Antes de falar do cinematográfico julgamento de Saddam Hussein, vejamos como começou a invasão do Iraque. É provável que o leitor se pergunte: não é uma guerra? A resposta é: não! Foi mesmo uma invasão. Havia mais de uma alternativa para derrubada do ditador Saddam, mas George W. Bush optou pela errada: proclamou uma guerra contra todo o país. O governo Bush não se envergonhou com a falta de apoio moral por parte da comunidade internacional e tampouco com o "não" à invasão, sentenciado pelo Conselho de Segurança das Nações Unidas. Em 2003 o Iraque foi invadido pelo argumento da luta do bem contra o mal e para encontrar a existência das supostas armas de destruição em massa e implantar a democracia no milenar Iraque. Nada disso se realizou. O Império continuou firme "trabalhando pela democracia" no território árabe. Pouco tempo depois, Saddam Hussein foi encontrado e preso em seu bunker. Os americanos não tinham planejado o "pós-guerra" e muito menos sabiam como lidar com uma cultura tão distante da sua; subestimaram a velha Babilônia.
Museus e bibliotecas foram saqueados privando o mundo de alguns objetos de arte de valor histórico praticamente incalculável. Deixemos de lado os abusos da prisão de Abu Ghraib e a inacreditável situação da privação de direitos humanos na base militar dos EUA em Guantânamo, Cuba, que constrangem o Direito. Não ocorreu o tão esperado apoio do povo iraquiano à invasão. Hoje morrem no Iraque, em média, cerca de cinqüenta pessoas por dia, a maioria civis. A situação está fora de controle do comando militar americano a ponto de alguns generais admitirem que é preciso mudar de tática o quanto antes.
Voltemos a Saddam. Mesmo tendo sido um tirano que massacrou milhares de pessoas inocentes, como prisioneiro ele tem direitos. Seu julgamento tem sido um teatro sofrível. Os intermináveis adiamentos e interrupções do julgamento ferem a justiça. Não é isso que se espera da "maior potência democrática do mundo". Aliás, democracia fora dos Estados Unidos parece ter um outro conceito para o governo americano. Recentemente quando da eleição dos senadores americanos, o julgamento de Saddam tomou as manchetes internacionais e a sentença de morte foi eloqüentemente exigida e anunciada. O objetivo era ganhar votos para os republicanos. As urnas mostraram o contrário e Bush foi derrotado. Esta semana, ainda segundo jornais americanos, a atuação do governo Bush no Iraque chegou aos ínfimos 17% de aceitabilidade pela população.

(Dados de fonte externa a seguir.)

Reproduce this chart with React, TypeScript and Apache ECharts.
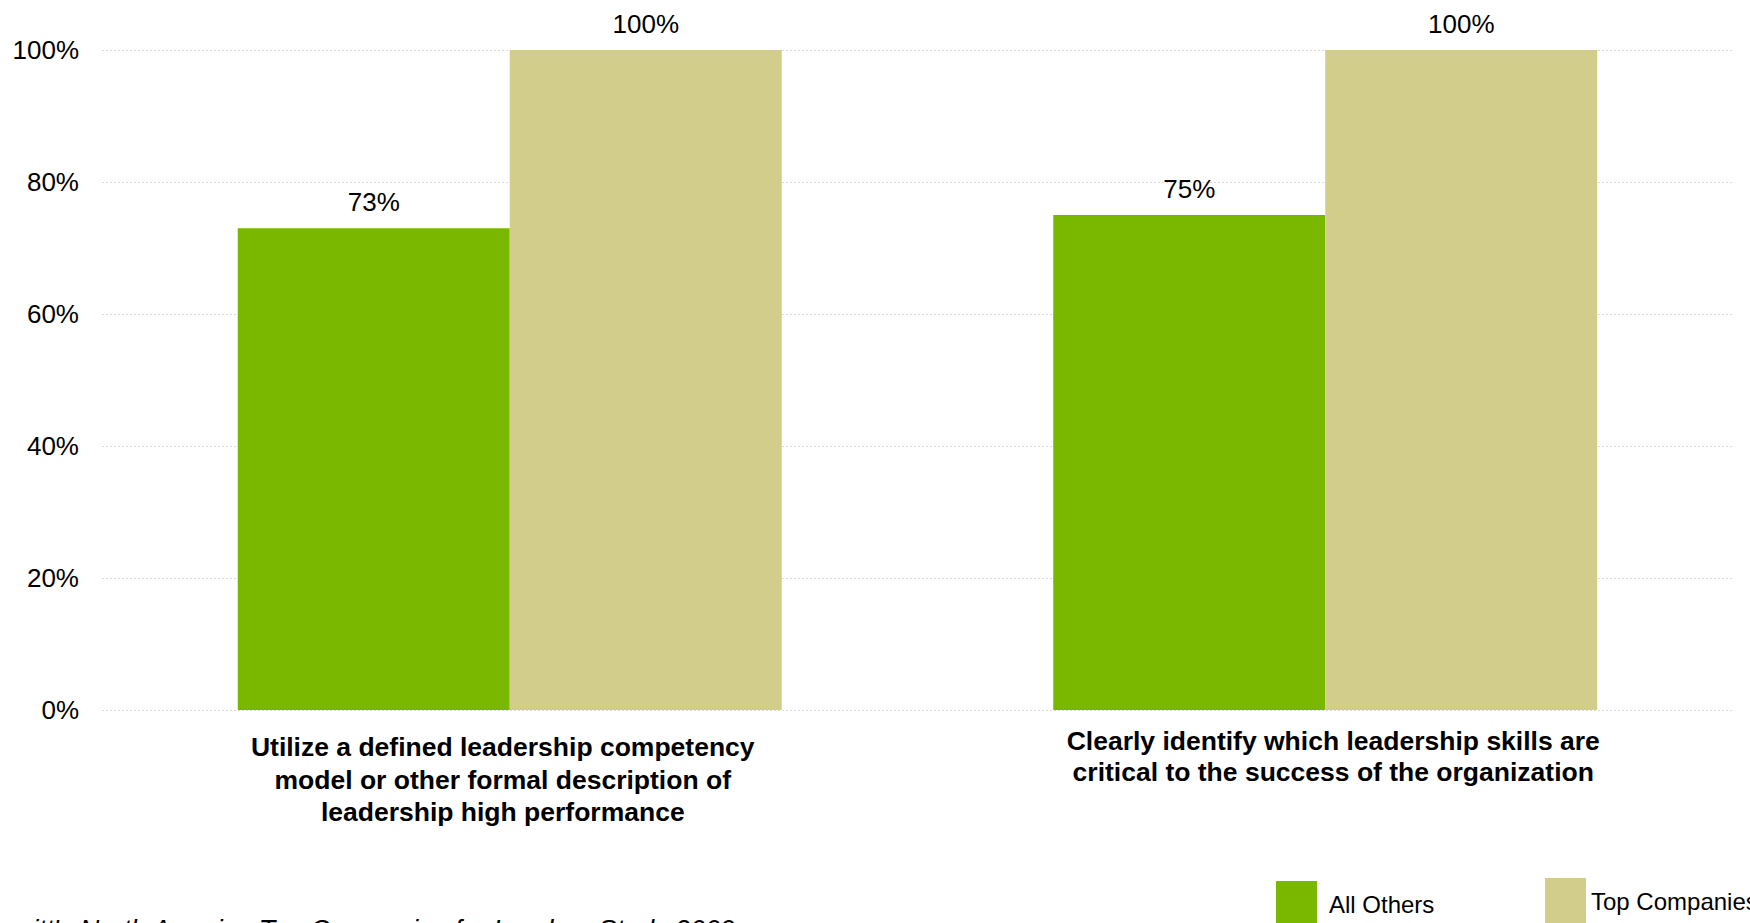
import React, { useEffect, useRef } from "react";
import * as echarts from "echarts";

const categories = [
  "Utilize a defined leadership competency\nmodel or other formal description of\nleadership high performance",
  "Clearly identify which leadership skills are\ncritical to the success of the organization",
];
const seriesNames = ["All Others", "Top Companies"];
const allOthers = [73, 75];
const topCompanies = [100, 100];
const yTicks = [0, 20, 40, 60, 80, 100];
const sourceText = "Source: Hewitt's North America Top Companies for Leaders Study 2009";

const FONT = "'Liberation Sans', Arial, Helvetica, sans-serif";
const GREEN = "#7AB800";
const TAN = "#D3CD8B";

export default function App() {
  const ref = useRef<HTMLDivElement>(null);
  useEffect(() => {
    if (!ref.current) return;
    const chart = echarts.init(ref.current, undefined, { renderer: "svg" });
    const labelStyle = {
      show: true,
      position: "top",
      distance: 13,
      fontSize: 26,
      color: "#000",
      fontFamily: FONT,
      formatter: (p: any) => `${p.value}%`,
    };
    const catLabel = (
      idxShown: number,
      margin: number,
      lineHeight: number,
      padding: number[]
    ) => ({
      interval: 0,
      margin,
      fontSize: 26.5,
      fontWeight: "bold",
      lineHeight,
      padding,
      color: "#000",
      fontFamily: FONT,
      formatter: (v: string, i: number) => (i === idxShown ? v : ""),
    });
    chart.setOption({
      animation: false,
      backgroundColor: "#fff",
      grid: { left: 102, right: 17, top: 50, bottom: 213 },
      xAxis: [
        {
          type: "category",
          data: categories,
          position: "bottom",
          axisLine: { show: false },
          axisTick: { show: false },
          axisLabel: catLabel(0, 21, 32.5, [0, 14, 0, 0]),
        },
        {
          type: "category",
          data: categories,
          position: "bottom",
          axisLine: { show: false },
          axisTick: { show: false },
          axisLabel: catLabel(1, 15, 31.2, [0, 0, 0, 16]),
        },
      ],
      yAxis: {
        type: "value",
        min: yTicks[0],
        max: yTicks[yTicks.length - 1],
        interval: 20,
        axisLine: { show: false },
        axisTick: { show: false },
        axisLabel: {
          margin: 23,
          fontSize: 26,
          color: "#000",
          fontFamily: FONT,
          formatter: (v: number) => `${v}%`,
        },
        splitLine: { lineStyle: { color: "#dadada", width: 1, type: [2, 2] } },
      },
      legend: [
        {
          data: [seriesNames[0]],
          left: 1271,
          top: 876,
          itemWidth: 41,
          itemHeight: 47,
          icon: "rect",
          textStyle: { fontSize: 24, color: "#000", fontFamily: FONT, padding: [0, 0, 0, 7] },
        },
        {
          data: [seriesNames[1]],
          left: 1540,
          top: 873,
          itemWidth: 41,
          itemHeight: 47,
          icon: "rect",
          textStyle: { fontSize: 24, color: "#000", fontFamily: FONT },
        },
      ],
      graphic: [
        {
          type: "text",
          x: 735,
          y: 930,
          style: {
            text: sourceText,
            fontSize: 27,
            fontStyle: "italic",
            fontFamily: FONT,
            fill: "#000",
            textAlign: "right",
            textVerticalAlign: "middle",
          },
        },
      ],
      series: [
        {
          name: seriesNames[0],
          type: "bar",
          xAxisIndex: 0,
          data: allOthers,
          barWidth: 272,
          barGap: "0%",
          itemStyle: { color: GREEN },
          label: labelStyle,
        },
        {
          name: seriesNames[1],
          type: "bar",
          xAxisIndex: 0,
          data: topCompanies,
          barWidth: 272,
          barGap: "0%",
          itemStyle: { color: TAN },
          label: labelStyle,
        },
      ],
    });
    return () => chart.dispose();
  }, []);
  return (
    <div
      ref={ref}
      style={{ position: "absolute", left: 0, top: 0, width: 1750, height: 923 }}
    />
  );
}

O que mais preocupa é o comentário de que os Estados Unidos querem prosseguir com o julgamento de Saddam Hussein porém, de modo velado, secretamente, inclusive para a execução da pena. Se isto ocorrer, haverá, de imediato, dois aspectos importantes a considerar: o primeiro, é o impacto internacional que isto terá. O segundo, é o desrespeito pela própria justiça. Esses dois aspectos contribuirão para a derrocada moral da maior potência militar do planeta. Seria conduta digna de uma republiqueta. As convenções internacionais sobre direitos humanos teriam que ser revistas. Restaria apenas o lamento pelos milhares de mortos, tanto soldados americanos como soldados e civis iraquianos. Acredito que seria um motivo para mudança de era; não pela morte de um ditador mas, pela injustiça e desrespeito à própria humanidade. Ficaria evidente para todos nós que o governo Bush queria apenas o petróleo e não a democracia iraquiana. Ficaria comprovado que a cruzada fundamentalista do presidente americano concretizou-se nesta região do mundo. Se a intenção do presidente americano é promover um julgamento espúrio de Saddam Hussein, isto não seria um benefício e sim um golpe para a civilização. Espero que isto não ocorra para não que não seja ferid de morte a convenção de Haia e, conseqüentemente, todo aparato jurídico conquistado através da supremacia da razão sobre a ignorância. A razão e o bom senso devem eliminar atitudes obsoletas em se tratando de direitos humanos. Em geral, os árabes vêem a invasão anglo-americana no Iraque como um assalto imperialista contra pessoas indefesas. O que tem ocorrido até aqui lhes dá razão.